Work to complete:
Extract each line holding the word "that" from the entries.

Records for the exercise:
━━━━━━━━
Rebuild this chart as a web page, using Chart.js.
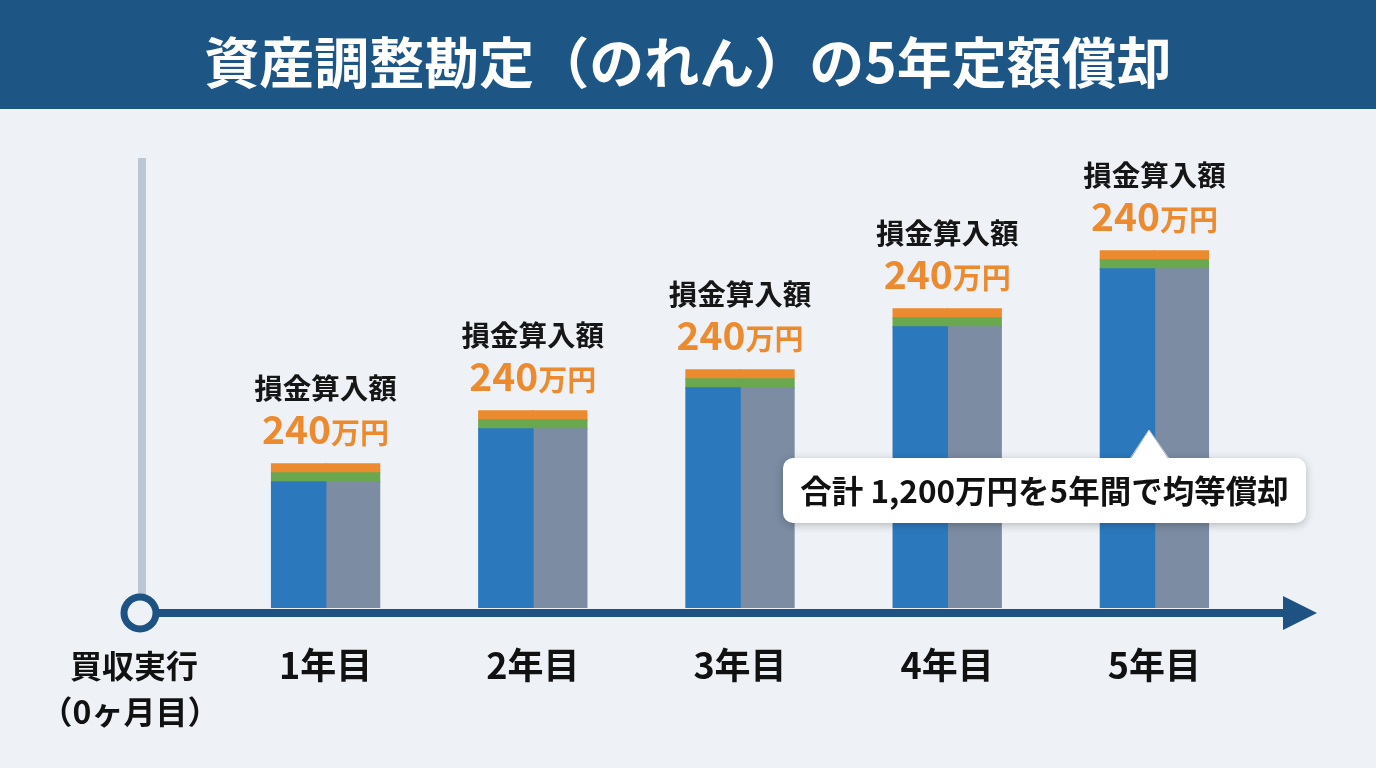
━━━━━━━━
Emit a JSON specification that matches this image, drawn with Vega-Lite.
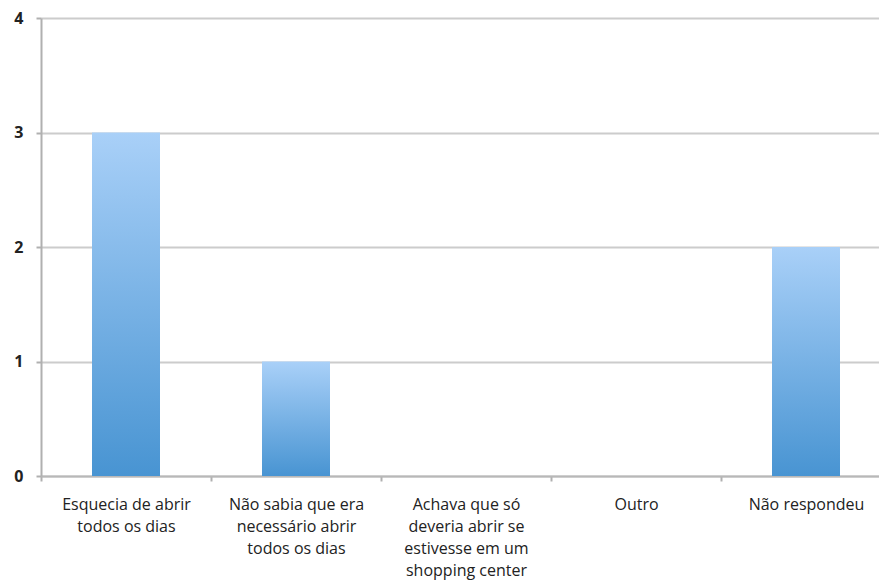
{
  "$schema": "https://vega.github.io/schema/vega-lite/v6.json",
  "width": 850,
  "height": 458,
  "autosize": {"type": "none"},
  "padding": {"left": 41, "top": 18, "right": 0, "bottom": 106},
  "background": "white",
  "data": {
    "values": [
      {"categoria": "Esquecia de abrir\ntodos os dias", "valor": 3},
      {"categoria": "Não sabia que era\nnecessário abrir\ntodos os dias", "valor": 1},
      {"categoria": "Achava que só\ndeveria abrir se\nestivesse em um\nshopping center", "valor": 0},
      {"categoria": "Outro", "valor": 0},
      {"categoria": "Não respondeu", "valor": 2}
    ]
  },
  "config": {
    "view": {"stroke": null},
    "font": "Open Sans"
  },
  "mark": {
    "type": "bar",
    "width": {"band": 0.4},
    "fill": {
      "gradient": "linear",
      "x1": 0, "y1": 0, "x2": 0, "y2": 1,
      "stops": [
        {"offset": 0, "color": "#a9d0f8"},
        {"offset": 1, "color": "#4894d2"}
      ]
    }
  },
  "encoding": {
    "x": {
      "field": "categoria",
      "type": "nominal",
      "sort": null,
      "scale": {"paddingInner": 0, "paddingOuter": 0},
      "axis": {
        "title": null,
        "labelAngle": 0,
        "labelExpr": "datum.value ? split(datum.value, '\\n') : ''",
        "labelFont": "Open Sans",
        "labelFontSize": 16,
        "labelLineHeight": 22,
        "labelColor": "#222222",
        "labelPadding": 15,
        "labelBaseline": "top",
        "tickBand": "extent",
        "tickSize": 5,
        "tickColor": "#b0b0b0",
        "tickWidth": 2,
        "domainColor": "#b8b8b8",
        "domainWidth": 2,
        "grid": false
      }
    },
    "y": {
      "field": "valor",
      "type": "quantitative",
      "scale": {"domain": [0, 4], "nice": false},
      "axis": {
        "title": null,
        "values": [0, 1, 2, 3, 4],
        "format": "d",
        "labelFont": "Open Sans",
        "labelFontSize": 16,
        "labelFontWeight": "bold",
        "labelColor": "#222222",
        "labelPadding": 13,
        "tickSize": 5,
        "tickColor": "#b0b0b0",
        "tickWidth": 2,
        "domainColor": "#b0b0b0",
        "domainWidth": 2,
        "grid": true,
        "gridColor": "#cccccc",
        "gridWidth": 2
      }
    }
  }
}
━━━━━━━━
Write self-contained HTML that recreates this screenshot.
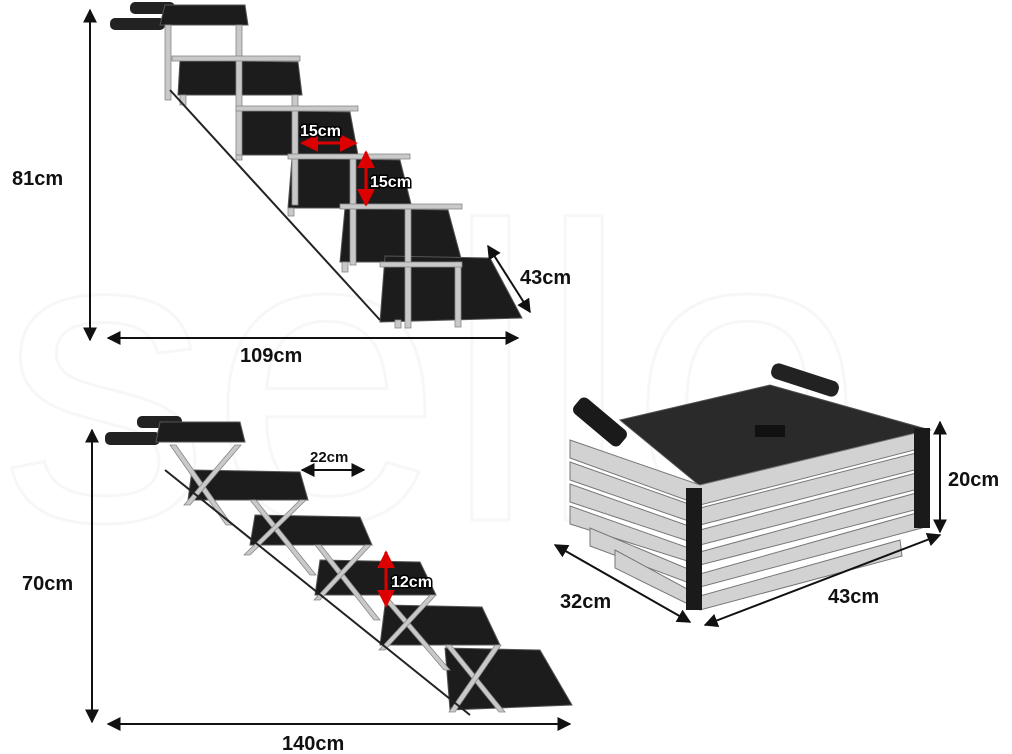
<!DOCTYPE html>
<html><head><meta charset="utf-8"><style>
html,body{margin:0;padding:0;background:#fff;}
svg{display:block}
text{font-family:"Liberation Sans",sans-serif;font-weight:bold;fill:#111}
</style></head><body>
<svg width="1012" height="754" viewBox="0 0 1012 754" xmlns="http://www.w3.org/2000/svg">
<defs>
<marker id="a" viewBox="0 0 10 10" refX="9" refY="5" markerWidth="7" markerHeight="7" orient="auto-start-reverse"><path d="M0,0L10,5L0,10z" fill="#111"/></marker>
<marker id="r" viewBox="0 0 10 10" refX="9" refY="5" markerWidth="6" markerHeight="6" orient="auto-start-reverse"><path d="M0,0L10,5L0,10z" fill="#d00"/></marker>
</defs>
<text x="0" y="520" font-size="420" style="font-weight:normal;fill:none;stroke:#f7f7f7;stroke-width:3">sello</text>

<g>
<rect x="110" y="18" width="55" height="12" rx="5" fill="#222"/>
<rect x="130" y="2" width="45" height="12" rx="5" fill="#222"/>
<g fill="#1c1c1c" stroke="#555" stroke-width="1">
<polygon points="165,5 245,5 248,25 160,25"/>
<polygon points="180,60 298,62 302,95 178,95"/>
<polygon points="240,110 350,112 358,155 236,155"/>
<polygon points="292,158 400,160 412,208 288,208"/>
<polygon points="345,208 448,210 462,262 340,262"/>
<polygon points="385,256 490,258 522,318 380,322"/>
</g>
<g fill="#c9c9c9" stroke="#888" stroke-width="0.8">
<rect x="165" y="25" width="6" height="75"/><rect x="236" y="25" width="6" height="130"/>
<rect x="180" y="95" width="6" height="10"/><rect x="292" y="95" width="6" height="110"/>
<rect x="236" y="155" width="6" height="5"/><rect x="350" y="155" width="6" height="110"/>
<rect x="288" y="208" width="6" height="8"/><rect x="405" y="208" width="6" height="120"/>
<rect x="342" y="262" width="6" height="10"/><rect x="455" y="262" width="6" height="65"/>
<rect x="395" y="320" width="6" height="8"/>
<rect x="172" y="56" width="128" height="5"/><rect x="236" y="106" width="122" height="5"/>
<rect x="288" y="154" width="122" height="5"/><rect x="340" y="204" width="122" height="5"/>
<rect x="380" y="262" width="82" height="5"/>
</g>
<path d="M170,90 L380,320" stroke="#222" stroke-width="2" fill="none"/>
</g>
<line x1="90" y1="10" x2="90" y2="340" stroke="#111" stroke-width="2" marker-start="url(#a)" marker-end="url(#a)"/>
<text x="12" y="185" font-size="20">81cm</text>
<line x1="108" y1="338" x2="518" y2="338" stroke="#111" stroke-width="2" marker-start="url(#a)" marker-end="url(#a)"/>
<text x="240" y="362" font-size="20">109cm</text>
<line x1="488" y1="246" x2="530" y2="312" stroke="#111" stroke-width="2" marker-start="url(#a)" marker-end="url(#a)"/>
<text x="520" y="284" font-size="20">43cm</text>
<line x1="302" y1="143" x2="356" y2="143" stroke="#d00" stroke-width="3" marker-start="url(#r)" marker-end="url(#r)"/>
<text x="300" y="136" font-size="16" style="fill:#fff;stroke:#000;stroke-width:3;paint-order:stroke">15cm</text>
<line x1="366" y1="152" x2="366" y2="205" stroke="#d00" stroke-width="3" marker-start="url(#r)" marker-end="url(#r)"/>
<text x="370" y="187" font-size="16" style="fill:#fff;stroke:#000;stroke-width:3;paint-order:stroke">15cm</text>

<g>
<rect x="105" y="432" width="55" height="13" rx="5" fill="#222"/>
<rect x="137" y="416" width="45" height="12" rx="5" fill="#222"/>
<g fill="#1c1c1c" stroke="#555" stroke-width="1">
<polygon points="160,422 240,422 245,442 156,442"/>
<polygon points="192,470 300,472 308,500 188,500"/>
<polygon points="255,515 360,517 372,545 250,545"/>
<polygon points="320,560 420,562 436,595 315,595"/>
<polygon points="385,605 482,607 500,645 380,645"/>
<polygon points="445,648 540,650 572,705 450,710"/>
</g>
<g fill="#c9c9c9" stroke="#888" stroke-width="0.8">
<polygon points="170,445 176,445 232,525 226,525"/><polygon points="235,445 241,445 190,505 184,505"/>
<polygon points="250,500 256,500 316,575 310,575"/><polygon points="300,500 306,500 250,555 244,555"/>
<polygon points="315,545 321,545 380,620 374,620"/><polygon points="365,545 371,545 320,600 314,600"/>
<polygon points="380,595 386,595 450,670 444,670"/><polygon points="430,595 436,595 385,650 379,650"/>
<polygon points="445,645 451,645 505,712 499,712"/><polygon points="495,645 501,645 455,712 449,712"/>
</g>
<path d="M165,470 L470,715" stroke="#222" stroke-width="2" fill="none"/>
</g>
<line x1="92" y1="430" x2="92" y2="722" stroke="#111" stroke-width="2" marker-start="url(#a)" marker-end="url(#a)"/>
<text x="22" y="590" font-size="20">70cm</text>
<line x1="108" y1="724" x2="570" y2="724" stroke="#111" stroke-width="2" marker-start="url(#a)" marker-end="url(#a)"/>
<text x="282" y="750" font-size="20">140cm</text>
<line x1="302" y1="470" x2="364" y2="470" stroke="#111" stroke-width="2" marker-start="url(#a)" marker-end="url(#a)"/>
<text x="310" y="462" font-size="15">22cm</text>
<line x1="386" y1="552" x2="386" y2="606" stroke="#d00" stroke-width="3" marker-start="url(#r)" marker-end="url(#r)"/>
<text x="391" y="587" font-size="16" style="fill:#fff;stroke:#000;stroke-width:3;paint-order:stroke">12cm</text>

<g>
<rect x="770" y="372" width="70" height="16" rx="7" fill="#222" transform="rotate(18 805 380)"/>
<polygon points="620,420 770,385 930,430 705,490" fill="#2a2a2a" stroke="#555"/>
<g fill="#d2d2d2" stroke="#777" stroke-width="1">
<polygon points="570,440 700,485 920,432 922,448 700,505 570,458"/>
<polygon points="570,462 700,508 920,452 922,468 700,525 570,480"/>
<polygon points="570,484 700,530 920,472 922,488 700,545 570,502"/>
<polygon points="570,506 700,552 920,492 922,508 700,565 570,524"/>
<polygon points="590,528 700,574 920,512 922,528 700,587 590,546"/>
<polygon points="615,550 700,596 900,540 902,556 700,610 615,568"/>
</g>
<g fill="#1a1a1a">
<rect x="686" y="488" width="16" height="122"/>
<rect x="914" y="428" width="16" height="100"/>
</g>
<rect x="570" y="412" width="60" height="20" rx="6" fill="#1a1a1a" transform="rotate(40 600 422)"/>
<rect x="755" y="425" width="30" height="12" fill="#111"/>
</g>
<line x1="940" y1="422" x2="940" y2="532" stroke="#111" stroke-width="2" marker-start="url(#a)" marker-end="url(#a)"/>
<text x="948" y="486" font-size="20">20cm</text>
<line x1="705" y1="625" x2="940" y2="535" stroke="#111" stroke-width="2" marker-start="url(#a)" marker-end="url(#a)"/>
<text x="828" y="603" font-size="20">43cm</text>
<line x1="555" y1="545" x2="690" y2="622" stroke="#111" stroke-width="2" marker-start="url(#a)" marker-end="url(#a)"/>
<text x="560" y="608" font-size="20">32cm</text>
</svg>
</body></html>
━━━━━━━━
Response for this exercise:
Emit a JSON specification that matches this image, drawn with Vega-Lite.
Write self-contained HTML that recreates this screenshot.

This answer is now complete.